-- begin Information supplied --

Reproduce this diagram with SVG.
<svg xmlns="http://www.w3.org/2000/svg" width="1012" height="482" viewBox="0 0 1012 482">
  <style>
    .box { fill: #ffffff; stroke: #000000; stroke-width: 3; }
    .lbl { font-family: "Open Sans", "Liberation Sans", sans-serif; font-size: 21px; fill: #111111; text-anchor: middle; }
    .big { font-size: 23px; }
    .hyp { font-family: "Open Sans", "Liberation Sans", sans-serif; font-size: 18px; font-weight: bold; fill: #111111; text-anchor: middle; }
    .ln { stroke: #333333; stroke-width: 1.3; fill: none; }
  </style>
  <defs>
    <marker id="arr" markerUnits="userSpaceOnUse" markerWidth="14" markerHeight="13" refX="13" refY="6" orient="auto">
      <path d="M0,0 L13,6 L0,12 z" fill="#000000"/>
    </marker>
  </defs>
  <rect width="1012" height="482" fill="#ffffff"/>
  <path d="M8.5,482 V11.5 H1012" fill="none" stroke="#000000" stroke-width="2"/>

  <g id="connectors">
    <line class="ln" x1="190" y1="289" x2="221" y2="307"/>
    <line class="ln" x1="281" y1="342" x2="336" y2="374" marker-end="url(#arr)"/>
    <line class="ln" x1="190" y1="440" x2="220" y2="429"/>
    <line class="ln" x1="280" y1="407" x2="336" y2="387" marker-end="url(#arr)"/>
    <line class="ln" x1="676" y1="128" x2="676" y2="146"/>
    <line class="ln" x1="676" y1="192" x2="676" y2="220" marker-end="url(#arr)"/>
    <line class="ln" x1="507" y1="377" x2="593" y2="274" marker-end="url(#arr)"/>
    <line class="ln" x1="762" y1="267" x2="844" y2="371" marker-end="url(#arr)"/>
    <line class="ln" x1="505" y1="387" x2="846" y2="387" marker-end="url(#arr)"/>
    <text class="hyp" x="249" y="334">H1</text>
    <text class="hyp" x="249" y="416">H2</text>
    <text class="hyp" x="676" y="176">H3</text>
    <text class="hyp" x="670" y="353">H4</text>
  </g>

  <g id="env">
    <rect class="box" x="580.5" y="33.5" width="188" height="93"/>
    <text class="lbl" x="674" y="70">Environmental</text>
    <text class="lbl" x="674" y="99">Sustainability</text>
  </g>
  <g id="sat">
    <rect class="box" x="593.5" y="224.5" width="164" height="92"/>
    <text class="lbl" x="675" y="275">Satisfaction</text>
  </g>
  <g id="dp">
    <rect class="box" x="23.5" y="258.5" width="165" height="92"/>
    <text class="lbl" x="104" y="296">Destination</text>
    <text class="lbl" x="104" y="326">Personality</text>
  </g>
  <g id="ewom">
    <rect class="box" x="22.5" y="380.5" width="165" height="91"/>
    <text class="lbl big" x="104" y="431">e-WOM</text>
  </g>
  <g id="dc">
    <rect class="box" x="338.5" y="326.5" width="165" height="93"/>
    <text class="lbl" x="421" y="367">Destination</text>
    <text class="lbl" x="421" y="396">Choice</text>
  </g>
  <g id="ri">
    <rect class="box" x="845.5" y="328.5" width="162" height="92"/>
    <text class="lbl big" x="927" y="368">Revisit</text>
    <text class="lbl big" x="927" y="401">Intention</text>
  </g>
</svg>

-- end Information supplied --

• **What the task requires**
Repeat the material above in full, quoting it exactly.

• **Worked solution**
Reproduce this diagram with SVG.
<svg xmlns="http://www.w3.org/2000/svg" width="1012" height="482" viewBox="0 0 1012 482">
  <style>
    .box { fill: #ffffff; stroke: #000000; stroke-width: 3; }
    .lbl { font-family: "Open Sans", "Liberation Sans", sans-serif; font-size: 21px; fill: #111111; text-anchor: middle; }
    .big { font-size: 23px; }
    .hyp { font-family: "Open Sans", "Liberation Sans", sans-serif; font-size: 18px; font-weight: bold; fill: #111111; text-anchor: middle; }
    .ln { stroke: #333333; stroke-width: 1.3; fill: none; }
  </style>
  <defs>
    <marker id="arr" markerUnits="userSpaceOnUse" markerWidth="14" markerHeight="13" refX="13" refY="6" orient="auto">
      <path d="M0,0 L13,6 L0,12 z" fill="#000000"/>
    </marker>
  </defs>
  <rect width="1012" height="482" fill="#ffffff"/>
  <path d="M8.5,482 V11.5 H1012" fill="none" stroke="#000000" stroke-width="2"/>

  <g id="connectors">
    <line class="ln" x1="190" y1="289" x2="221" y2="307"/>
    <line class="ln" x1="281" y1="342" x2="336" y2="374" marker-end="url(#arr)"/>
    <line class="ln" x1="190" y1="440" x2="220" y2="429"/>
    <line class="ln" x1="280" y1="407" x2="336" y2="387" marker-end="url(#arr)"/>
    <line class="ln" x1="676" y1="128" x2="676" y2="146"/>
    <line class="ln" x1="676" y1="192" x2="676" y2="220" marker-end="url(#arr)"/>
    <line class="ln" x1="507" y1="377" x2="593" y2="274" marker-end="url(#arr)"/>
    <line class="ln" x1="762" y1="267" x2="844" y2="371" marker-end="url(#arr)"/>
    <line class="ln" x1="505" y1="387" x2="846" y2="387" marker-end="url(#arr)"/>
    <text class="hyp" x="249" y="334">H1</text>
    <text class="hyp" x="249" y="416">H2</text>
    <text class="hyp" x="676" y="176">H3</text>
    <text class="hyp" x="670" y="353">H4</text>
  </g>

  <g id="env">
    <rect class="box" x="580.5" y="33.5" width="188" height="93"/>
    <text class="lbl" x="674" y="70">Environmental</text>
    <text class="lbl" x="674" y="99">Sustainability</text>
  </g>
  <g id="sat">
    <rect class="box" x="593.5" y="224.5" width="164" height="92"/>
    <text class="lbl" x="675" y="275">Satisfaction</text>
  </g>
  <g id="dp">
    <rect class="box" x="23.5" y="258.5" width="165" height="92"/>
    <text class="lbl" x="104" y="296">Destination</text>
    <text class="lbl" x="104" y="326">Personality</text>
  </g>
  <g id="ewom">
    <rect class="box" x="22.5" y="380.5" width="165" height="91"/>
    <text class="lbl big" x="104" y="431">e-WOM</text>
  </g>
  <g id="dc">
    <rect class="box" x="338.5" y="326.5" width="165" height="93"/>
    <text class="lbl" x="421" y="367">Destination</text>
    <text class="lbl" x="421" y="396">Choice</text>
  </g>
  <g id="ri">
    <rect class="box" x="845.5" y="328.5" width="162" height="92"/>
    <text class="lbl big" x="927" y="368">Revisit</text>
    <text class="lbl big" x="927" y="401">Intention</text>
  </g>
</svg>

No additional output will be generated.